Officials at the bureau — which is part of the Justice Department, not the Department of Homeland Security — have defended the new strategy, saying that they were trying to shut down gun trafficking organization linked to the Mexican cartels, rather than merely arresting low-level straw buyers who are easily replaced.
Napolitano said nobody expressed concerns to her about the new strategy and she declined to give her views on it because the Terry murder is still under investigation.
Meanwhile, the National Rifle Association is now urging the Senate to do its own investigation of the Fast and Furious operation and the ATF’s response’s to whistleblowers.
In a letter sent today to Sens. Grassley and Patrick Leahy, D-Vermont, who chairs the Judiciary Committee, the the NRA’s chief of legislative action, Chris Cox, called the new strategy “an approach that can only be called wrongheaded, foolish and reportedly deadly.”
Cox said the Justice Department shouldn’t be trusted to conduct its own investigation of one of its bureaus. And Cox said in his letter that law enforcement agencies have enough laws already to deal with gun running into Mexico. He points out that federal laws prohibit the sales of guns to undocumented aliens, outlaw straw purchases and prohibit the illegal export of guns.
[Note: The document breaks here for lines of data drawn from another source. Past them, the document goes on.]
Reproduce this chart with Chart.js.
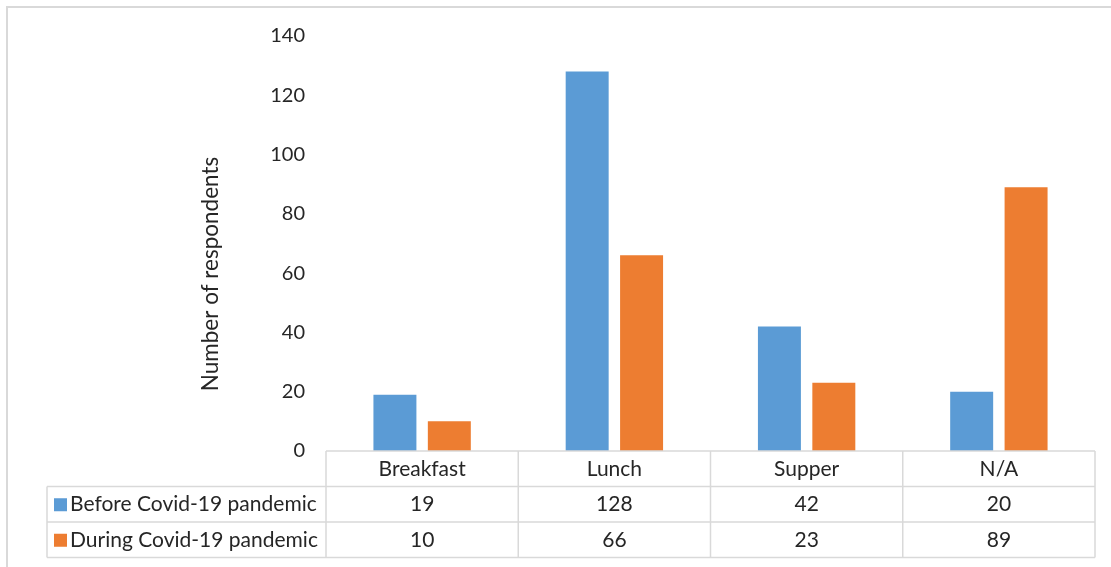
<!DOCTYPE html>
<html>
<head>
<meta charset="utf-8">
<script src="https://cdn.jsdelivr.net/npm/chart.js@4.4.1/dist/chart.umd.min.js"></script>
<style>
  html, body { margin: 0; padding: 0; background: #fff; }
  #wrap { width: 1111px; height: 567px; }
</style>
</head>
<body>
<div id="wrap"><canvas id="chart" width="1111" height="567"></canvas></div>
<script>
const meals = ["Breakfast", "Lunch", "Supper", "N/A"];
const beforeCovid = [19, 128, 42, 20];
const duringCovid = [10, 66, 23, 89];
const yTicks = [0, 20, 40, 60, 80, 100, 120, 140];
const yTitle = "Number of respondents";

const FONT = "Lato, 'Open Sans', sans-serif";
const TEXT = "#262626";
const GRID = "#d9d9d9";

const seriesList = [
  { label: "Before Covid-19 pandemic", data: beforeCovid, color: "#5b9bd5" },
  { label: "During Covid-19 pandemic", data: duringCovid, color: "#ed7d31" },
];

// outer frame, cropped on the right and bottom
const framePlugin = {
  id: "frame",
  beforeDraw(chart) {
    const c = chart.ctx;
    c.save();
    c.strokeStyle = GRID;
    c.lineWidth = 2;
    c.strokeRect(7, 7, 1300, 800);
    c.restore();
  },
};

// rotated axis title, sitting a little below the plot's middle
const yTitlePlugin = {
  id: "yTitle",
  afterDraw(chart) {
    const c = chart.ctx;
    c.save();
    c.translate(211, 274);
    c.rotate(-Math.PI / 2);
    c.fillStyle = TEXT;
    c.font = "22.5px " + FONT;
    c.textAlign = "center";
    c.textBaseline = "middle";
    c.fillText(yTitle, 0, 0);
    c.restore();
  },
};

// data table under the plot, aligned to the category scale
const tablePlugin = {
  id: "dataTable",
  afterDraw(chart) {
    const c = chart.ctx;
    const x = chart.scales.x;
    const area = chart.chartArea;
    const rowH = 35.5;
    const labelLeft = 47;
    const step = x.getPixelForTick(1) - x.getPixelForTick(0);
    const edges = meals.map((m, i) => x.getPixelForTick(i) - step / 2);
    edges.push(x.getPixelForTick(meals.length - 1) + step / 2);
    const top = area.bottom;
    const right = edges[edges.length - 1];

    c.save();
    c.strokeStyle = GRID;
    c.lineWidth = 1.5;
    c.beginPath();
    c.moveTo(edges[0], top); c.lineTo(right, top);
    for (let r = 1; r <= 3; r++) {
      c.moveTo(labelLeft, top + rowH * r); c.lineTo(right, top + rowH * r);
    }
    edges.forEach((ex) => { c.moveTo(ex, top); c.lineTo(ex, top + rowH * 3); });
    c.moveTo(labelLeft, top + rowH); c.lineTo(labelLeft, top + rowH * 3);
    c.stroke();

    c.fillStyle = TEXT;
    c.font = "21px " + FONT;
    c.textBaseline = "middle";
    c.textAlign = "center";
    meals.forEach((m, i) => c.fillText(m, x.getPixelForTick(i), top + rowH / 2));

    seriesList.forEach((s, r) => {
      const cy = top + rowH * (r + 1.5);
      c.fillStyle = s.color;
      c.fillRect(labelLeft + 7, cy - 6, 13, 13);
      c.fillStyle = TEXT;
      c.textAlign = "left";
      c.fillText(s.label, labelLeft + 23, cy);
      c.textAlign = "center";
      s.data.forEach((v, i) => c.fillText(String(v), x.getPixelForTick(i), cy));
    });
    c.restore();
  },
};

new Chart(document.getElementById("chart"), {
  type: "bar",
  data: {
    labels: meals,
    datasets: seriesList.map((s) => ({
      label: s.label,
      data: s.data,
      backgroundColor: s.color,
      borderWidth: 0,
      categoryPercentage: 0.566,
      barPercentage: 0.79,
    })),
  },
  options: {
    responsive: false,
    animation: false,
    layout: { padding: { left: 192, right: 16, top: 36, bottom: 116 } },
    plugins: { legend: { display: false }, tooltip: { enabled: false } },
    scales: {
      x: { display: false },
      y: {
        min: 0,
        max: 140,
        afterBuildTicks(scale) { scale.ticks = yTicks.map((v) => ({ value: v })); },
        afterFit(scale) { scale.width = 134; },
        grid: { display: false, drawTicks: false },
        border: { display: false },
        ticks: { color: TEXT, font: { family: FONT, size: 20 }, padding: 21 },
      },
    },
  },
  plugins: [framePlugin, yTitlePlugin, tablePlugin],
});
</script>
</body>
</html>
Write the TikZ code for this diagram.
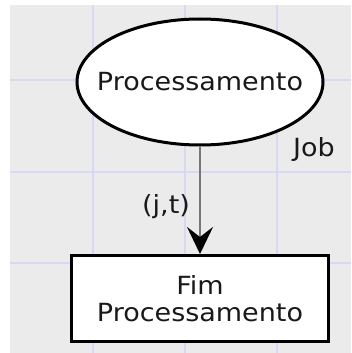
\documentclass[tikz,border=0pt]{standalone}
\usepackage{fontspec}
\setmainfont{DejaVu Sans}[FakeStretch=1.08]
\usetikzlibrary{shapes.geometric,arrows.meta}
\definecolor{paper}{HTML}{EBEBEB}
\definecolor{gridline}{HTML}{D8D8F4}
\definecolor{arcgray}{HTML}{777777}

\tikzset{
  place/.style={ellipse, draw=black, fill=white, line width=3pt,
    minimum width=246pt, minimum height=126pt, inner sep=0pt},
  trans/.style={rectangle, draw=black, fill=white, line width=3pt,
    minimum width=257pt, minimum height=86pt, align=center},
  lbl/.style={text=black!90, inner sep=0pt},
  flow/.style={draw=arcgray, line width=2.5pt,
    -{Stealth[length=27pt,width=26pt,inset=10pt,color=black,fill=black]}}
}

\begin{document}
\begin{tikzpicture}[x=1pt,y=-1pt,font=\fontsize{25}{27}\selectfont,
		text=black!90]
		%%%%% BACKGROUND %%%%%
		\useasboundingbox (0,0) rectangle (351,353);
		\fill[paper] (10,5) rectangle (351,353);
		\foreach \gx in {93,185,277}
			\draw[gridline, line width=2.5pt] (\gx,5) -- (\gx,353);
		\foreach \gy in {80,172,263}
			\draw[gridline, line width=2.5pt] (10,\gy) -- (351,\gy);
		
		%%%%% NET %%%%%
		\node[place] (proc) at (200,82) {\makebox[0pt]{Processamento}};
		\node[trans] (fim) at (200,298.5) {Fim\\Processamento};
		\node[lbl] (job) at (314,150) {Job};
		
		\draw[flow] (proc) -- (fim);
		\node[lbl] (jt) at (166,207) {(j,t)};
		%%%%% END %%%%%
	\end{tikzpicture}
\end{document}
Officials at ATF have sought stronger rules to try to track gun smuggling into Mexico, including a proposal the NRA opposes to require that border-state gun dealers report multiple sales of long guns within a five-day period. The bureau says straw buyers for the drug cartels are generally legal residents with no criminal background and that charging them with any crime involves watching them transfer weapons.